## Exercise details
Output all of the entries exactly as written.

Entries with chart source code
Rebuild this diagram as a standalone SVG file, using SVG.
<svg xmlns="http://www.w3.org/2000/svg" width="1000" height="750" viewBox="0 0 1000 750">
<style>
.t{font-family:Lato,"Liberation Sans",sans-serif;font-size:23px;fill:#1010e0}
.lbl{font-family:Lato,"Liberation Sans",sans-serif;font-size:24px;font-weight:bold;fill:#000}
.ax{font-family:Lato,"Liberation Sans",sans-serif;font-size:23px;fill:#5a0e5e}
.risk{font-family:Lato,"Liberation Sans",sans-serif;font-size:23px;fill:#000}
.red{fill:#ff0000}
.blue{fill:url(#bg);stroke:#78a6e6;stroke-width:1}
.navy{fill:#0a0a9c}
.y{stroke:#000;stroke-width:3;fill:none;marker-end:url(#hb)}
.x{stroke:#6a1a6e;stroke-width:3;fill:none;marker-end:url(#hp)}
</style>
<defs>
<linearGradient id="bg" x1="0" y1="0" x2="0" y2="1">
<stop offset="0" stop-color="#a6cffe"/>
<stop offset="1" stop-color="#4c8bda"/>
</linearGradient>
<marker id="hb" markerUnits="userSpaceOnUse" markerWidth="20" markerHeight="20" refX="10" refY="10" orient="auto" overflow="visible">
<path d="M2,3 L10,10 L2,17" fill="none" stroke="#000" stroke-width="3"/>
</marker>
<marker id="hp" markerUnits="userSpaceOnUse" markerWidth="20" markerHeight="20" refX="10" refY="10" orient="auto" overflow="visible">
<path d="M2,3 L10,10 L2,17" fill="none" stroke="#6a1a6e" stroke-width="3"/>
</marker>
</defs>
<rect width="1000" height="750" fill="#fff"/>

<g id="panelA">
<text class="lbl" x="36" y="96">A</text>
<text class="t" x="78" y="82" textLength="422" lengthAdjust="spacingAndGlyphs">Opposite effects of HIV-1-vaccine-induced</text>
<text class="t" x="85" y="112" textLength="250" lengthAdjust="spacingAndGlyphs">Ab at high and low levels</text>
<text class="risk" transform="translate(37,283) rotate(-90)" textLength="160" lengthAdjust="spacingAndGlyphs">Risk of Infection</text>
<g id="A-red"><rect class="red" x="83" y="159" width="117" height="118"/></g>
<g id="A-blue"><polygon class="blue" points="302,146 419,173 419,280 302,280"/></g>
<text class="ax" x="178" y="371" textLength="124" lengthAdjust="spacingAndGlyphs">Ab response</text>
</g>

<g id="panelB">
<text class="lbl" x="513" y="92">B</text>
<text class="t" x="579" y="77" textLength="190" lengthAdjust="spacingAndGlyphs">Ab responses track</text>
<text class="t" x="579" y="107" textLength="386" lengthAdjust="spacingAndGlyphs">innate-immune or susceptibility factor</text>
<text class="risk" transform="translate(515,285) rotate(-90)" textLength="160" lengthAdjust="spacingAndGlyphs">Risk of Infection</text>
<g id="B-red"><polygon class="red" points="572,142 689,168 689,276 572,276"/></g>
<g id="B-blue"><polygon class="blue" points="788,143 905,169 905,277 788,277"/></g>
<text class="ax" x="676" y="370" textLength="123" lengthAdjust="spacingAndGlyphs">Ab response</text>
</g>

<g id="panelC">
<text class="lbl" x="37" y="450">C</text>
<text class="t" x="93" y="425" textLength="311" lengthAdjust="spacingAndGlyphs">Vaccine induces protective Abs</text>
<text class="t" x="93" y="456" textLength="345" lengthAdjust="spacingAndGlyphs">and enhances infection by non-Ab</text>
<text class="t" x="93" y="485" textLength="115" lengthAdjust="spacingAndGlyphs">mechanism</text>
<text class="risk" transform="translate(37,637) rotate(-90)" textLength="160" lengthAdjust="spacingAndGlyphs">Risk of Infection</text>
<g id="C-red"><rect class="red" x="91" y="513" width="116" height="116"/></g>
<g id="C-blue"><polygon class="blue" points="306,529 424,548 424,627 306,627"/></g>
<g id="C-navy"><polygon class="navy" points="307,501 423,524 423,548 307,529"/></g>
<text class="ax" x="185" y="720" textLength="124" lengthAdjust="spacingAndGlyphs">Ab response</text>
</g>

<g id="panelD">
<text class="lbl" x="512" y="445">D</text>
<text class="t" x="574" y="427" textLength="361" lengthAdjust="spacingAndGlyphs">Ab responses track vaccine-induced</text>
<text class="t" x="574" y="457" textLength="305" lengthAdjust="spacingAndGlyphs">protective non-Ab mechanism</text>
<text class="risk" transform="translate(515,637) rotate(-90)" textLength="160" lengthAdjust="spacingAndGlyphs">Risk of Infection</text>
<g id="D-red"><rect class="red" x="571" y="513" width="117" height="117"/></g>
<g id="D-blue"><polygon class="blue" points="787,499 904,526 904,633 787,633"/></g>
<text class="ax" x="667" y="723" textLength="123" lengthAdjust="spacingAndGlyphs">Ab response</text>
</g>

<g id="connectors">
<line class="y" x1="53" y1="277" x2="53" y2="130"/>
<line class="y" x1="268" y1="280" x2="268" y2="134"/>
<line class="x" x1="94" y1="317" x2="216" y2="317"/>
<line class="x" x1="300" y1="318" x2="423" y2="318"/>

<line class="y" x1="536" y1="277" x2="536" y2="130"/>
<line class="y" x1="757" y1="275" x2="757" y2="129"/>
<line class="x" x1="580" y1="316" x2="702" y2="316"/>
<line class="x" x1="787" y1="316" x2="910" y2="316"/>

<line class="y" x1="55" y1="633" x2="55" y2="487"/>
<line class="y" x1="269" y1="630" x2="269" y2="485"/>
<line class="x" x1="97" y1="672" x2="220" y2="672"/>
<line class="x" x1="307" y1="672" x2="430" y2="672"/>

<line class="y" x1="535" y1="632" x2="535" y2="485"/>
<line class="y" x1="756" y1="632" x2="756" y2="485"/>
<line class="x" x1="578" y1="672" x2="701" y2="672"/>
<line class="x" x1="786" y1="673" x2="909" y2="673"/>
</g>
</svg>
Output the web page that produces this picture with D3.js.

## Solution
Rebuild this diagram as a standalone SVG file, using SVG.
<svg xmlns="http://www.w3.org/2000/svg" width="1000" height="750" viewBox="0 0 1000 750">
<style>
.t{font-family:Lato,"Liberation Sans",sans-serif;font-size:23px;fill:#1010e0}
.lbl{font-family:Lato,"Liberation Sans",sans-serif;font-size:24px;font-weight:bold;fill:#000}
.ax{font-family:Lato,"Liberation Sans",sans-serif;font-size:23px;fill:#5a0e5e}
.risk{font-family:Lato,"Liberation Sans",sans-serif;font-size:23px;fill:#000}
.red{fill:#ff0000}
.blue{fill:url(#bg);stroke:#78a6e6;stroke-width:1}
.navy{fill:#0a0a9c}
.y{stroke:#000;stroke-width:3;fill:none;marker-end:url(#hb)}
.x{stroke:#6a1a6e;stroke-width:3;fill:none;marker-end:url(#hp)}
</style>
<defs>
<linearGradient id="bg" x1="0" y1="0" x2="0" y2="1">
<stop offset="0" stop-color="#a6cffe"/>
<stop offset="1" stop-color="#4c8bda"/>
</linearGradient>
<marker id="hb" markerUnits="userSpaceOnUse" markerWidth="20" markerHeight="20" refX="10" refY="10" orient="auto" overflow="visible">
<path d="M2,3 L10,10 L2,17" fill="none" stroke="#000" stroke-width="3"/>
</marker>
<marker id="hp" markerUnits="userSpaceOnUse" markerWidth="20" markerHeight="20" refX="10" refY="10" orient="auto" overflow="visible">
<path d="M2,3 L10,10 L2,17" fill="none" stroke="#6a1a6e" stroke-width="3"/>
</marker>
</defs>
<rect width="1000" height="750" fill="#fff"/>

<g id="panelA">
<text class="lbl" x="36" y="96">A</text>
<text class="t" x="78" y="82" textLength="422" lengthAdjust="spacingAndGlyphs">Opposite effects of HIV-1-vaccine-induced</text>
<text class="t" x="85" y="112" textLength="250" lengthAdjust="spacingAndGlyphs">Ab at high and low levels</text>
<text class="risk" transform="translate(37,283) rotate(-90)" textLength="160" lengthAdjust="spacingAndGlyphs">Risk of Infection</text>
<g id="A-red"><rect class="red" x="83" y="159" width="117" height="118"/></g>
<g id="A-blue"><polygon class="blue" points="302,146 419,173 419,280 302,280"/></g>
<text class="ax" x="178" y="371" textLength="124" lengthAdjust="spacingAndGlyphs">Ab response</text>
</g>

<g id="panelB">
<text class="lbl" x="513" y="92">B</text>
<text class="t" x="579" y="77" textLength="190" lengthAdjust="spacingAndGlyphs">Ab responses track</text>
<text class="t" x="579" y="107" textLength="386" lengthAdjust="spacingAndGlyphs">innate-immune or susceptibility factor</text>
<text class="risk" transform="translate(515,285) rotate(-90)" textLength="160" lengthAdjust="spacingAndGlyphs">Risk of Infection</text>
<g id="B-red"><polygon class="red" points="572,142 689,168 689,276 572,276"/></g>
<g id="B-blue"><polygon class="blue" points="788,143 905,169 905,277 788,277"/></g>
<text class="ax" x="676" y="370" textLength="123" lengthAdjust="spacingAndGlyphs">Ab response</text>
</g>

<g id="panelC">
<text class="lbl" x="37" y="450">C</text>
<text class="t" x="93" y="425" textLength="311" lengthAdjust="spacingAndGlyphs">Vaccine induces protective Abs</text>
<text class="t" x="93" y="456" textLength="345" lengthAdjust="spacingAndGlyphs">and enhances infection by non-Ab</text>
<text class="t" x="93" y="485" textLength="115" lengthAdjust="spacingAndGlyphs">mechanism</text>
<text class="risk" transform="translate(37,637) rotate(-90)" textLength="160" lengthAdjust="spacingAndGlyphs">Risk of Infection</text>
<g id="C-red"><rect class="red" x="91" y="513" width="116" height="116"/></g>
<g id="C-blue"><polygon class="blue" points="306,529 424,548 424,627 306,627"/></g>
<g id="C-navy"><polygon class="navy" points="307,501 423,524 423,548 307,529"/></g>
<text class="ax" x="185" y="720" textLength="124" lengthAdjust="spacingAndGlyphs">Ab response</text>
</g>

<g id="panelD">
<text class="lbl" x="512" y="445">D</text>
<text class="t" x="574" y="427" textLength="361" lengthAdjust="spacingAndGlyphs">Ab responses track vaccine-induced</text>
<text class="t" x="574" y="457" textLength="305" lengthAdjust="spacingAndGlyphs">protective non-Ab mechanism</text>
<text class="risk" transform="translate(515,637) rotate(-90)" textLength="160" lengthAdjust="spacingAndGlyphs">Risk of Infection</text>
<g id="D-red"><rect class="red" x="571" y="513" width="117" height="117"/></g>
<g id="D-blue"><polygon class="blue" points="787,499 904,526 904,633 787,633"/></g>
<text class="ax" x="667" y="723" textLength="123" lengthAdjust="spacingAndGlyphs">Ab response</text>
</g>

<g id="connectors">
<line class="y" x1="53" y1="277" x2="53" y2="130"/>
<line class="y" x1="268" y1="280" x2="268" y2="134"/>
<line class="x" x1="94" y1="317" x2="216" y2="317"/>
<line class="x" x1="300" y1="318" x2="423" y2="318"/>

<line class="y" x1="536" y1="277" x2="536" y2="130"/>
<line class="y" x1="757" y1="275" x2="757" y2="129"/>
<line class="x" x1="580" y1="316" x2="702" y2="316"/>
<line class="x" x1="787" y1="316" x2="910" y2="316"/>

<line class="y" x1="55" y1="633" x2="55" y2="487"/>
<line class="y" x1="269" y1="630" x2="269" y2="485"/>
<line class="x" x1="97" y1="672" x2="220" y2="672"/>
<line class="x" x1="307" y1="672" x2="430" y2="672"/>

<line class="y" x1="535" y1="632" x2="535" y2="485"/>
<line class="y" x1="756" y1="632" x2="756" y2="485"/>
<line class="x" x1="578" y1="672" x2="701" y2="672"/>
<line class="x" x1="786" y1="673" x2="909" y2="673"/>
</g>
</svg>
Output the web page that produces this picture with D3.js.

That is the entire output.